**Given exercise**
Count up the lines in the following listing that hold the word "matplotlib", then give only that count.

┌────────

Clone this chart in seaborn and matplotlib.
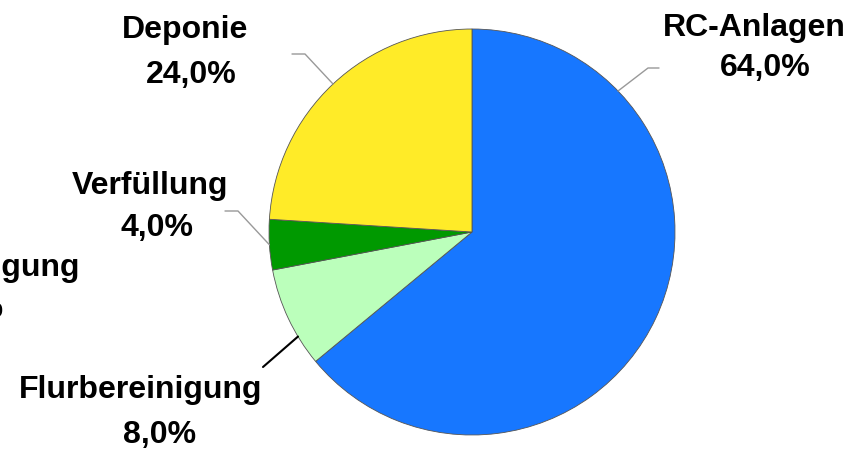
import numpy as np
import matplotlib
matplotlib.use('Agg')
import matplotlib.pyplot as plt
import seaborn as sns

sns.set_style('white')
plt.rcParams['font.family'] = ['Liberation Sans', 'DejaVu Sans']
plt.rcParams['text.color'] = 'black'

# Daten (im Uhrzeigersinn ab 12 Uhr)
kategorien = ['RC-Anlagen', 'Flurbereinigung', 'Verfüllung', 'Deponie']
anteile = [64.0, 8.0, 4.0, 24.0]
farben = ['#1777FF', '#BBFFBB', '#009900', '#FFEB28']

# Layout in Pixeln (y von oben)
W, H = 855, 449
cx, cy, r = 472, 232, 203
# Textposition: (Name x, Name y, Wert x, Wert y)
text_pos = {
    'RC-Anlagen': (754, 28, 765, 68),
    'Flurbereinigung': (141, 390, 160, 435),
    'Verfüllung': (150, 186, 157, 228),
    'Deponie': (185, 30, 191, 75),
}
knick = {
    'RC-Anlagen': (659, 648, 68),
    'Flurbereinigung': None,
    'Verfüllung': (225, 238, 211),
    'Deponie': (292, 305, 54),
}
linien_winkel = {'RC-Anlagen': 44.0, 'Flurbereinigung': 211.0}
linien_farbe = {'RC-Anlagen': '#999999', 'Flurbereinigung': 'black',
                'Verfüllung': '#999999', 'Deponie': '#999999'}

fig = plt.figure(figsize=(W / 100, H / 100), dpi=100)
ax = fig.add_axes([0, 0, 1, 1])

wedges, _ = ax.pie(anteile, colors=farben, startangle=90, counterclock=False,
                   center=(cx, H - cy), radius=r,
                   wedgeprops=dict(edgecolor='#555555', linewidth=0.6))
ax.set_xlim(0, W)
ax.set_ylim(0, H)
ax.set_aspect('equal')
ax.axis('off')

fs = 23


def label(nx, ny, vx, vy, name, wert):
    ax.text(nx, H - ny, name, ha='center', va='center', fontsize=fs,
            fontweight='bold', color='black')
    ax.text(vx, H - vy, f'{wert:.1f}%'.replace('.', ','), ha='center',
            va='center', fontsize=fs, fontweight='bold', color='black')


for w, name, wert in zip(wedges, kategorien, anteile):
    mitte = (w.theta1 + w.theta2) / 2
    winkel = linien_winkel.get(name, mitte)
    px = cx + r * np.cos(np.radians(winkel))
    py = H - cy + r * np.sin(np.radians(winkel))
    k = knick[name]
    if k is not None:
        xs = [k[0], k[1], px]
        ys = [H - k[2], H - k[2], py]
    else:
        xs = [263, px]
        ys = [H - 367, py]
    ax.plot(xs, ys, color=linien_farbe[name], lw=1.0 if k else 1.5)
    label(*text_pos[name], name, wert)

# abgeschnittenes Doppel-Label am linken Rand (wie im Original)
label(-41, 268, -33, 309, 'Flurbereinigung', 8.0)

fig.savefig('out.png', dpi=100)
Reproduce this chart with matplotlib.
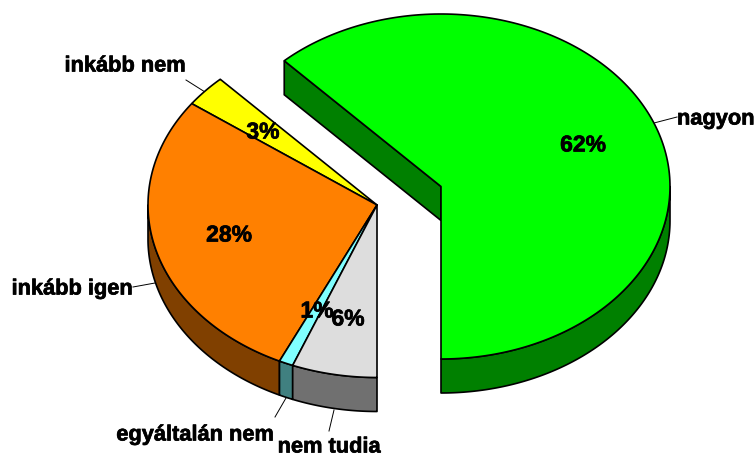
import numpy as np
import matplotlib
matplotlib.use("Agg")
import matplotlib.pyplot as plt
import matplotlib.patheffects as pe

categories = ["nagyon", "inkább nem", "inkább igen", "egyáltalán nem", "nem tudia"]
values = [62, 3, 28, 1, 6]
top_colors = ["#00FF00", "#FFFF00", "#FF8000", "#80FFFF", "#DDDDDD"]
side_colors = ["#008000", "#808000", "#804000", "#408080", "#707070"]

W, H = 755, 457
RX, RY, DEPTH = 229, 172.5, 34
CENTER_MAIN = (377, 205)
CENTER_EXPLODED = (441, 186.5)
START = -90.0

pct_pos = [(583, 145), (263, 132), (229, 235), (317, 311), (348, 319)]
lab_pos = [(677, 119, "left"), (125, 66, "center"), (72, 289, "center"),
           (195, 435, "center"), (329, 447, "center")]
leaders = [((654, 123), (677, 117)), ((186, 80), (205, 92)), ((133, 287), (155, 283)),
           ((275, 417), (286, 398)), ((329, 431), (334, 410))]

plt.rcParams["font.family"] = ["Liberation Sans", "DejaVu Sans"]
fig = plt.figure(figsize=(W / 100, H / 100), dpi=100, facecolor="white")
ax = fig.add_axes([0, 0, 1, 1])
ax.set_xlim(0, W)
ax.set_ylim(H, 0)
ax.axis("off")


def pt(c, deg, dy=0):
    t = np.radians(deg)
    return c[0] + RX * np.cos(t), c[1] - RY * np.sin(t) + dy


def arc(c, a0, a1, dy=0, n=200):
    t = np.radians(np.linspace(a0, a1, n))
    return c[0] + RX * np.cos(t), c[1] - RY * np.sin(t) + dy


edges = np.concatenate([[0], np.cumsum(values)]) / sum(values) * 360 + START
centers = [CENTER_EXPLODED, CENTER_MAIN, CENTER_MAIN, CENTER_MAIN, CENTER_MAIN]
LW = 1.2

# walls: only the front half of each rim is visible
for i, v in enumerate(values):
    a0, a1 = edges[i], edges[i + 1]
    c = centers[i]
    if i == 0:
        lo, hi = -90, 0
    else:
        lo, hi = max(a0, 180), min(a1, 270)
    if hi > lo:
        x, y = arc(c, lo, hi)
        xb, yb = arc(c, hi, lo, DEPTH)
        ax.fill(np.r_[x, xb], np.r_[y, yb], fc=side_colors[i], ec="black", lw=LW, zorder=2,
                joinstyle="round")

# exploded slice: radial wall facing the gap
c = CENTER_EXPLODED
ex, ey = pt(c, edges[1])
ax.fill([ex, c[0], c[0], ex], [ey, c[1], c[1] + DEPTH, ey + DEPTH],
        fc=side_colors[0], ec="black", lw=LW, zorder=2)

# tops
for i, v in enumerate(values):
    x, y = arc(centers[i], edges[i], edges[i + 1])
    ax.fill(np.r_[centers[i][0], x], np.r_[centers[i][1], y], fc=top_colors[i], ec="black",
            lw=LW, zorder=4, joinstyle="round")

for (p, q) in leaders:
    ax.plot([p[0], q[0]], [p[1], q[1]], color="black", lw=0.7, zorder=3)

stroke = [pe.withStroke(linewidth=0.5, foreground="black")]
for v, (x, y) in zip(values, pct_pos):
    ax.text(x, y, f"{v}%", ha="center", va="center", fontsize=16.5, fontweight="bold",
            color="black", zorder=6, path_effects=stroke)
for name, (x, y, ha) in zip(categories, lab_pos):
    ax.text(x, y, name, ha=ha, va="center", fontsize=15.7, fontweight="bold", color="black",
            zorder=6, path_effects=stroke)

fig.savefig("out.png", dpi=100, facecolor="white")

└────────

**Written response**
9